Director Alex Proyas, making his feature film debut, undoubtedly understands mood and atmosphere, and he wrings life and pathos out of an underpopulated cityscape the likes of which no one could survive. He boasts an undeniable visual sense, one that would go on to prove thematically and intellectually fruitful in Dark City before he went awry with commercial success. The Crow is animated, tireless, and eager, if not quite fully-formed, and it’s clearly enjoying itself like few other films. It’s ardent, fiery visual filmmaking ready to collide with your senses and take no prisoners, announcing itself to the world with a caterwauling wail and delighted to do so.

Brandon Lee also proves himself a talent in a role that could have signaled a solid career in major motion pictures, had tragedy not intervened. He’s snarky and caustic without ever losing his humanist core, nimble and loopy in the way that action movies often require. But there’s a difference: this would-be jokester imbues the temper and the costume with vigor and melancholy. He captures in twitches of the eye and his fluttery showman’s sense of scale a diabolical ghost of a character filled with rage and torment, channeling his crooked, warped lost soul’s thirst for vengeance into something passionate without ever losing sight of the fundamental fact that Draven is too an agent of this harsh society. He’s an alarming figure struggling to maintain any sense of humanity amid his own personal monomaniacal drive for vengeance (if anything in the film pushes back against its fundamentally fascist, pro-vigilante core, it is he).  I don’t much know he could have been some sort of thespian for the ages, but it’s a nicely modulated, invested, caring performance that bridges naughty and nice with ease and usually balances itself in the best place, right on the knife’s edge between the two.

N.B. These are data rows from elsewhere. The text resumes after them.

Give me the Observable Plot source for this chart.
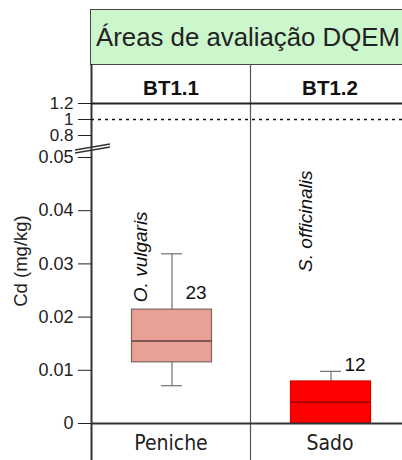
<!DOCTYPE html>
<html>
<head>
<meta charset="utf-8">
<script src="https://cdn.jsdelivr.net/npm/d3@7"></script>
<script src="https://cdn.jsdelivr.net/npm/@observablehq/plot@0.6"></script>
<style>
  html, body { margin: 0; padding: 0; background: #fff; }
  #chart { position: relative; width: 402px; height: 460px; overflow: hidden;
           font-family: "Liberation Sans", Arial, sans-serif; color: #222; }
  #chart svg { position: absolute; left: 0; top: 0; }
  #title { position: absolute; left: 90px; top: 9px; width: 330px; height: 56px; box-sizing: border-box;
           background: #ccf6cc; border: 1px solid #444; font-size: 25.8px; line-height: 54px;
           text-align: center; white-space: nowrap; padding-right: 14px; }
  #ylabel { position: absolute; left: 21px; top: 261px; transform: translate(-50%, -50%) rotate(-90deg);
            font-size: 18.5px; white-space: nowrap; }
</style>
</head>
<body>
<div id="chart">
  <div id="title">Áreas de avaliação DQEM</div>
  <div id="ylabel">Cd (mg/kg)</div>
</div>
<script>
// Cadmium in cephalopods per assessment area
const regions = ["BT1.1", "BT1.2"];
const sites = ["Peniche", "Sado"];
const species = ["O. vulgaris", "S. officinalis"];
const counts = [23, 12];
const whiskerLow = [0.0071, 0];
const q1 = [0.0115, 0];
const median = [0.0155, 0.0040];
const q3 = [0.0214, 0.0079];
const whiskerHigh = [0.0319, 0.0098];
const lowTicks = [0, 0.01, 0.02, 0.03, 0.04, 0.05];
const highTicks = [0.8, 1, 1.2];
const thresholds = [1];

const rows = sites.map((site, i) => ({
  site, region: regions[i], species: species[i], n: counts[i],
  lo: whiskerLow[i], q1: q1[i], med: median[i], q3: q3[i], hi: whiskerHigh[i]
}));

const boxFill = ["#e9a196", "#ff0000"];
const boxStroke = ["#7c6461", "#d40000"];
const medianStroke = ["#5e4040", "#9c0000"];
const whiskerStroke = "#707070";

const W = 402, H = 460;
const xRange = [91, 409];
const bw = (xRange[1] - xRange[0]) / sites.length;
const boxInset = {insetLeft: 40.5, insetRight: 38.5};
const capInset = {insetLeft: 70, insetRight: 68};
const xOpts = {type: "band", domain: sites, range: xRange, padding: 0, axis: null};
const plainNumber = d => String(d);
const common = {
  width: W, height: H, marginTop: 64, marginBottom: 0, marginLeft: 91, marginRight: 0,
  style: {background: "transparent", fontFamily: '"Liberation Sans", Arial, sans-serif', fontSize: "18px", color: "#222"}
};

// Lower segment of the broken axis: 0 – 0.05
const lower = Plot.plot({
  ...common,
  x: xOpts,
  y: {domain: [0, 0.05], range: [423, 157], ticks: lowTicks, tickFormat: plainNumber,
      tickSize: 13, tickPadding: 5, label: null},
  marks: [
    // panel separators
    Plot.ruleX(sites.slice(1), {x: d => d, dx: -bw / 2, stroke: "#555", strokeWidth: 1.2}),
    Plot.ruleX(sites.slice(0, 1), {x: d => d, dx: -bw / 2, stroke: "#333", strokeWidth: 2}),
    // whiskers
    ...rows.map(r => Plot.ruleX([r], {x: "site", y1: "q3", y2: "hi", dx: 1, stroke: whiskerStroke, strokeWidth: 1.2})),
    ...rows.map(r => Plot.ruleX([r], {x: "site", y1: "lo", y2: "q1", dx: 1, stroke: whiskerStroke, strokeWidth: 1.2})),
    ...rows.map(r => Plot.tickY([r], {x: "site", y: "hi", ...capInset, stroke: whiskerStroke, strokeWidth: 1.2})),
    ...rows.filter(r => r.lo > 0).map(r => Plot.tickY([r], {x: "site", y: "lo", ...capInset, stroke: whiskerStroke, strokeWidth: 1.2})),
    // boxes and medians
    ...rows.map((r, i) => Plot.rectY([r], {x: "site", y1: "q1", y2: "q3", ...boxInset, fill: boxFill[i], stroke: boxStroke[i], strokeWidth: 1.2})),
    ...rows.map((r, i) => Plot.tickY([r], {x: "site", y: "med", ...boxInset, stroke: medianStroke[i], strokeWidth: 1.5})),
    // baseline
    Plot.ruleY([0], {stroke: "#333", strokeWidth: 2}),
    // sample sizes
    Plot.text(rows, {x: "site", y: "q3", text: "n", dx: 25, dy: -17, fontSize: 19, fill: "#111"}),
    // species names
    Plot.text([rows[0]], {x: "site", y: () => 0.0228, text: "species", rotate: -90, textAnchor: "start",
      dx: -30, fontSize: 19, fontStyle: "italic", fill: "#111"}),
    Plot.text([rows[1]], {x: "site", y: () => 0.0285, text: "species", rotate: -90, textAnchor: "start",
      dx: -24, fontSize: 19, fontStyle: "italic", fill: "#111"}),
    // site names under each panel
    Plot.text(rows, {x: "site", text: "site", frameAnchor: "bottom", lineAnchor: "middle", dy: -17, fontSize: 21,
      fontFamily: '"Liberation Sans Narrow", "Arial Narrow", "DejaVu Sans Condensed", sans-serif', fill: "#222"})
  ]
});

// Upper segment of the broken axis: 0.8 – 1.2, with the panel headings
const upper = Plot.plot({
  ...common,
  style: {...common.style, fontSize: "17px"},
  x: xOpts,
  y: {domain: [0.8, 1.2], range: [135, 103], ticks: highTicks, tickFormat: plainNumber,
      tickSize: 13, tickPadding: 5, label: null},
  marks: [
    Plot.ruleY(thresholds, {stroke: "#111", strokeWidth: 1.5, strokeDasharray: "3,4"}),
    Plot.ruleY([1.2], {stroke: "#222", strokeWidth: 2}),
    Plot.text(rows, {x: "site", text: "region", frameAnchor: "top", lineAnchor: "middle", dy: 24,
      fontSize: 20.5, fontWeight: "bold", fill: "#111"})
  ]
});

const chart = document.getElementById("chart");
chart.appendChild(lower);
chart.appendChild(upper);

// Axis break symbol just above 0.05
const yb = lower.scale("y").apply(0.05);
const g = d3.select(upper).append("g").attr("stroke", "#333").attr("stroke-width", 1.3);
[[-7, -13], [-4, -10]].forEach(([a, b]) => {
  g.append("line").attr("x1", 75).attr("x2", 110).attr("y1", yb + a).attr("y2", yb + b);
});
</script>
</body>
</html>
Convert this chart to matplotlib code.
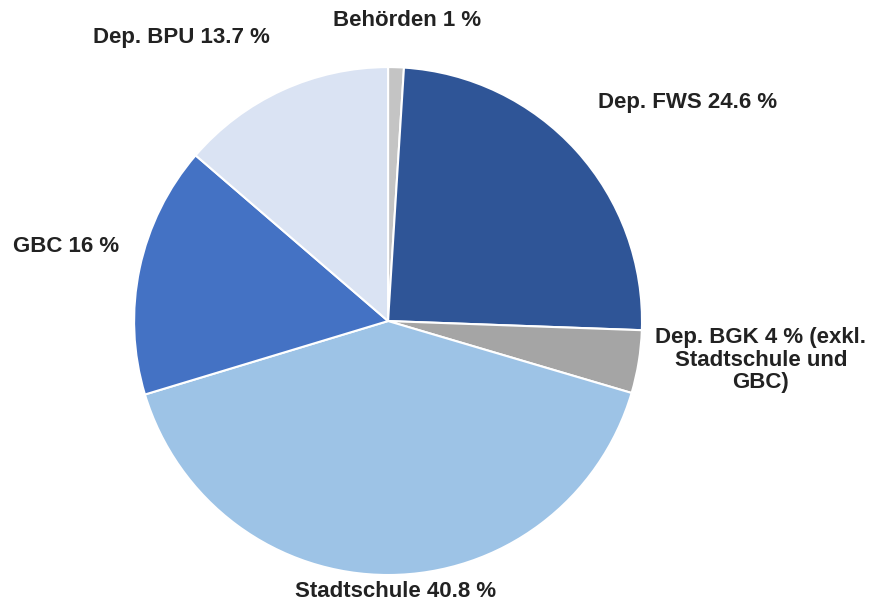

The Crow humanist aspirations are less successful than its cold-hearted bid for vengeance (scenes featuring a young girl, a past friend of Eric’s, in particular struggle to stay on the right side of the heart-warming/cloyingly sentimental divide, and end up feeling like a waxworks show lifted from another movie). There’s also the fact that it’s essentially completely straight-faced about its grubby, glorified vigilantism (in this regard, at least, it’s the best Punisher movie ever made, but a wholly unjustifiable moral work for the same reason). Important scenes misfire (such as an awkwardly spliced-in bit where children trick-or-treating – why they would be trick-or-treating when Devil’s Night in this city involves all kinds of nebulous murder and mayhem is never addressed – pass by Eric and “inspire” him to continue on). But for everything that misses, there’s a lovely grandstanding bit of gloom like the cut from Lee above a giant fire-lit crow, doused in hard blacks and reds, to an archly grey-and-brown gravestone in the muddy daylight. It also, thankfully, never goes very far down the “he’s an avenging angel for the whole city” angle that would turn the film away from its abrasive, vitriolic directness. If The Crow sees the cinema world a bit surface-level in its darkness, it is not nearly the hellhole of superficial, safe, corporatized noir its many successors would become. Perhaps because it exists at the cuff of this trend, where we can only see the loose edges of big money ready to grip its hands around the film’s throat, it seems forever twitching its muscles in defiance and noir-resurrection. It feels exciting while its many followers quickly grew rote and stale, but that is a conversation for another time.